Re Ali, love the guy, but agree there were better boxers. But herein lies a conundrum – what makes a great boxer? Ali didn’t have the punching power of other great boxers, but his ringcraft was unmatched. And aren’t we continually told boxing is a science?
In the early 80s I think it was, a computer generated world heavyweight boxing championship over 15 rounds (quite advanced for the time) was conducted between Ali & Rocky Marciano. Marciano definitely was declared the winner, but I can’t recall if it was on points, or a late knockout.
At the time, being a huge Ali fan, I couldn’t believe the result. But I’m older & wiser these days (I hope).
One interesting thing about Bradman. Throughout his career, apart from the 1932-33 Bodyline series, Bradman didn’t have to face too many fast bowlers of quality. In the 1930 & 40s, the bat was clearly in the ascendancy over the ball. Even against a very good spinner, patience will see you win out more often than not. Warne never mastered Tendulkar or Lara for example.
Had Bradman played against the outstanding express pacemen of the 80s, he might have still averaged around 70-75. Who Knows? But the point is, he would have been brought back to the field. Of course, Bradman made every post a winner from the era he played in, & you can’t knock that.
Back in 1999, lists were compiled of the greatest athletes of the 20th century in various sports. Women were accommodated in those sports in which women competed. Dawn Fraser, for example, was acknowledged as the greatest female swimmer in history.
I did the list as a trivia question when I was running trivia shows. I’ll see if I can dig out the list & share it with you.
Dean Pantio said | August 22nd 2009 @ 11:51pm | Report comment
I agree with you Sheek.
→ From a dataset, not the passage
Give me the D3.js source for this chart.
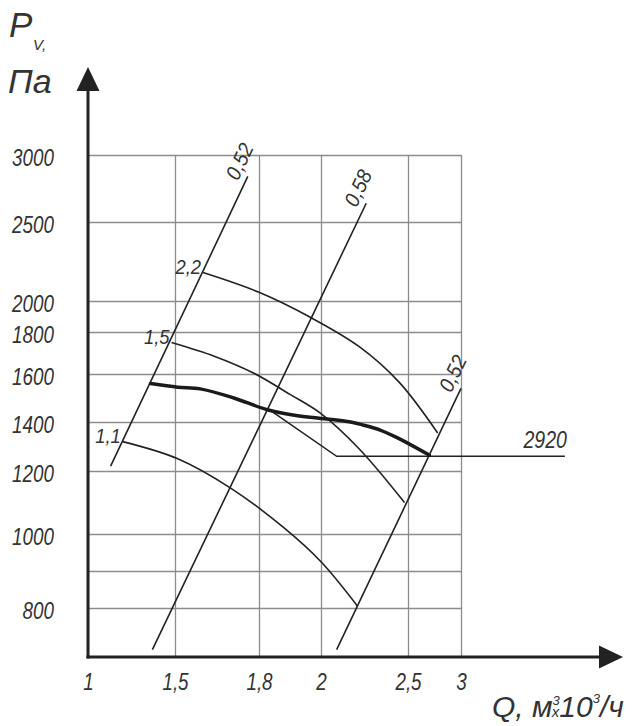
<!DOCTYPE html>
<html>
<head>
<meta charset="utf-8">
<script src="https://cdn.jsdelivr.net/npm/d3@7"></script>
<style>
body{margin:0;background:#fff}
svg{display:block}
text{font-family:"Liberation Sans",Arial,sans-serif;font-style:italic;fill:#333}
</style>
</head>
<body>
<script>
// axis ticks (Q in 10^3 m3/h, P in Pa)
let qTicks=[1,1.5,1.8,2,2.5,3];
let pTicks=[800,900,1000,1200,1400,1600,1800,2000,2500,3000];
let pLabels=[800,1000,1200,1400,1600,1800,2000,2500,3000];

// efficiency lines
let effNames=["0,52","0,58","0,52"];
let effQ=[[1.13,1.76],[1.37,2.26],[2.09,3.0]];
let effP=[[1220,2840],[715,2640],[715,1540]];

// power curves, kW
let powNames=["2,2","1,5","1,1"];
let powQ=[[1.60,1.80,1.97,2.22,2.45,2.78],[1.48,1.64,1.78,1.90,2.0,2.22,2.48],[1.20,1.51,1.70,1.88,2.0,2.21]];
let powP=[[2180,2055,1890,1730,1565,1355],[1750,1685,1605,1515,1435,1290,1100],[1320,1250,1145,1020,925,805]];

// fan curve
let mainQ=[1.36,1.51,1.59,1.71,1.83,1.93,2.0,2.17,2.24,2.34,2.44,2.70];
let mainP=[1560,1545,1538,1500,1450,1425,1415,1400,1388,1367,1335,1265];

// rpm leader
let rpmName="2920";
let rpmQ=[1.84,2.09,3.98];
let rpmP=[1445,1260,1260];

let W=644,H=726;
let svg=d3.select("body").append("svg").attr("width",W).attr("height",H);

// the drawing's own (uneven) scales
let x=d3.scaleLinear().domain(qTicks).range([88,175,259,321,408,461]);
let y=d3.scaleLinear().domain([700].concat(pTicks)).range([657,608,571,534,471,422,374,332,301,222,155]);

let fmt=d=>String(d).replace(".",",");
let gridCol="#8c8c8c";

let gx=svg.append("g").attr("transform","translate(0,"+y(700)+")")
  .call(d3.axisBottom(x).tickValues(qTicks).tickSize(-(y(700)-y(3000))).tickFormat(fmt));
gx.select(".domain").remove();
gx.selectAll("line").attr("stroke",gridCol).attr("stroke-width",1.3);
gx.selectAll("text").attr("y",33).attr("dy",0).style("font-size","23px").attr("fill","#333").attr("transform","scale(0.82,1)");

let sy=0.82;
let gy=svg.append("g").attr("transform","translate("+x(1)+",0)")
  .call(d3.axisLeft(y).tickValues(pTicks).tickSize(-(x(3)-x(1))).tickPadding(34).tickFormat(d=>pLabels.includes(d)?d:""));
gy.select(".domain").remove();
gy.selectAll("line").attr("stroke",gridCol).attr("stroke-width",1.3);
gy.selectAll("text").attr("x",-34/sy).attr("dy",0).attr("y",10.5).style("font-size","23px").attr("fill","#333").attr("transform","scale("+sy+",1)");

// axes with arrows
let ax="#222";
svg.append("line").attr("x1",x(1)).attr("x2",x(1)).attr("y1",y(700)+1.5).attr("y2",88).attr("stroke",ax).attr("stroke-width",3);
svg.append("line").attr("x1",x(1)-1.5).attr("x2",602).attr("y1",y(700)).attr("y2",y(700)).attr("stroke",ax).attr("stroke-width",3);
svg.append("path").attr("d","M"+x(1)+",67L"+(x(1)+11.5)+",91L"+(x(1)-11.5)+",91Z").attr("fill",ax);
svg.append("path").attr("d","M623,"+y(700)+"L599,"+(y(700)-11.5)+"L599,"+(y(700)+11.5)+"Z").attr("fill",ax);

let lineStr="#222";
let straight=d3.line().x(d=>x(d[0])).y(d=>y(d[1]));
let curved=d3.line().x(d=>x(d[0])).y(d=>y(d[1])).curve(d3.curveCatmullRom.alpha(0.5));

// efficiency lines + rotated labels
effNames.forEach((nm,i)=>{
  let pts=effQ[i].map((q,j)=>[q,effP[i][j]]);
  svg.append("path").attr("d",straight(pts)).attr("fill","none").attr("stroke",lineStr).attr("stroke-width",1.6);
  let x0=x(pts[0][0]),y0=y(pts[0][1]),x1=x(pts[1][0]),y1=y(pts[1][1]);
  let len=Math.hypot(x1-x0,y1-y0),ux=(x1-x0)/len,uy=(y1-y0)/len;
  let ang=Math.atan2(uy,ux)*180/Math.PI;
  let cx=x1+ux*10+uy*14,cy=y1+uy*10-ux*14;
  svg.append("g").attr("transform","translate("+cx+","+cy+") rotate("+ang+")")
    .append("text").attr("text-anchor","middle").attr("dy","0.35em").attr("transform","scale(0.92,1)")
    .style("font-size","21px").text(nm);
});

// power curves
powNames.forEach((nm,i)=>{
  let pts=powQ[i].map((q,j)=>[q,powP[i][j]]);
  svg.append("path").attr("d",curved(pts)).attr("fill","none").attr("stroke",lineStr).attr("stroke-width",1.6);
  svg.append("g").attr("transform","translate("+(x(pts[0][0])-2)+","+(y(pts[0][1])+1)+")")
    .append("text").attr("text-anchor","end").attr("transform","scale(0.92,1)")
    .style("font-size","20px").text(nm);
});

// rpm leader
let rp=rpmQ.map((q,j)=>[q,rpmP[j]]);
svg.append("path").attr("d",straight(rp)).attr("fill","none").attr("stroke",lineStr).attr("stroke-width",1.6);
svg.append("g").attr("transform","translate("+(x(rp[2][0])+2)+","+(y(rp[2][1])-8)+")")
  .append("text").attr("text-anchor","end").attr("transform","scale(0.85,1)").style("font-size","23px").text(rpmName);

// fan curve
svg.append("path").attr("d",curved(mainQ.map((q,j)=>[q,mainP[j]]))).attr("fill","none").attr("stroke","#1a1a1a").attr("stroke-width",3.5).attr("stroke-linecap","round");

// axis titles
svg.append("text").attr("x",9).attr("y",37).style("font-size","35px").text("P");
svg.append("text").attr("x",33).attr("y",50).style("font-size","15px").text("V,");
svg.append("text").attr("x",8).attr("y",93).style("font-size","34px").text("Па");

let qt=svg.append("text").attr("x",492).attr("y",717).style("font-size","30px");
qt.append("tspan").text("Q, м");
qt.append("tspan").attr("dy",-12).style("font-size","13px").text("3");
qt.append("tspan").attr("dx",-8).attr("dy",12).style("font-size","15px").text("x");
qt.append("tspan").text("10");
qt.append("tspan").attr("dy",-14).style("font-size","13px").text("3");
qt.append("tspan").attr("dy",14).text("/ч");
</script>
</body>
</html>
There is no doubt Bradman was prodigiously talented, but he played in an era where it was still a gentlemen’s game and the bowlers had to provide an opportunity for the batsmen to score. During the bodyline series his series average was just 57% of his career mean.
Towser said | June 19th 2008 @ 10:10am | Report comment
http://www.youtube.com/watch?v=l64UYR9rJbY
Sheek
The point you raise about Bradman ie that Bradman would not have been as succesful today is a good one.
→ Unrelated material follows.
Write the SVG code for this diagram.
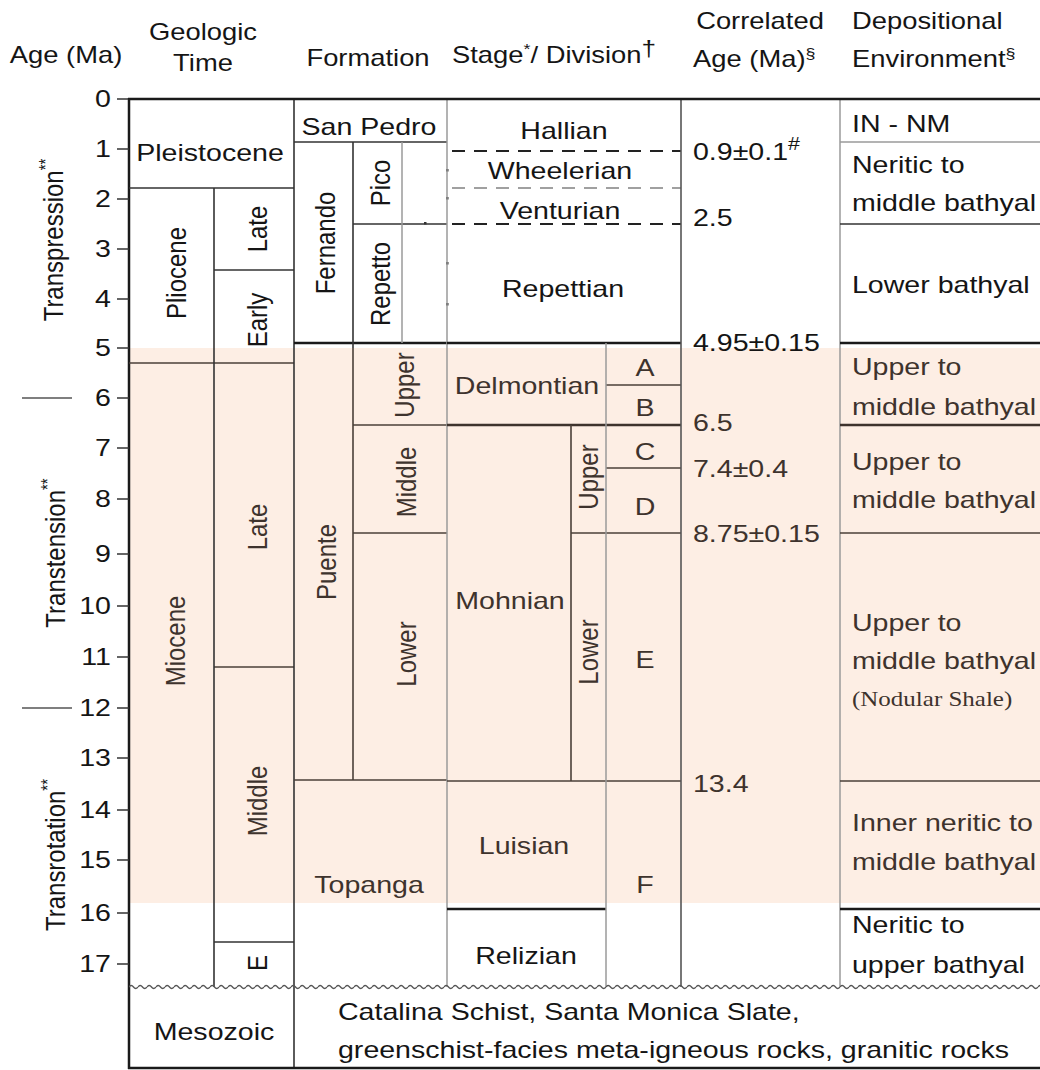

As a football fan I’ll do the same comparisons with Pele.
Pele retired in 1977 ,31 years ago.
You can argue that the advances made in sport in this period of time to enhance performance are greater than all previous sporting history.
So to what I know football.
Les Murray waxes lyrical on occassions about the classic Real Madrid v Eintracht 1960 European cup final.
I saw that match live as a teenager in England. I marvelled at the time at the skill on display from Di stefano ,Puskas etc.
Have watched it since many times (the last being the clip above, have a quick look to see what I’m talking about if you like) I still marvel at Di stefano & Puskas’s skills, but theres no way giving the advances by players in tactical awareness, their improved fitness in both speed stamina flexibility etc due to modern sports science that these players would have had the acres of space they had then to execute their skills.
This also applies to Peles era.
Watching Euro 2008 at the moment,well its like I’m fast forwarding on the remote.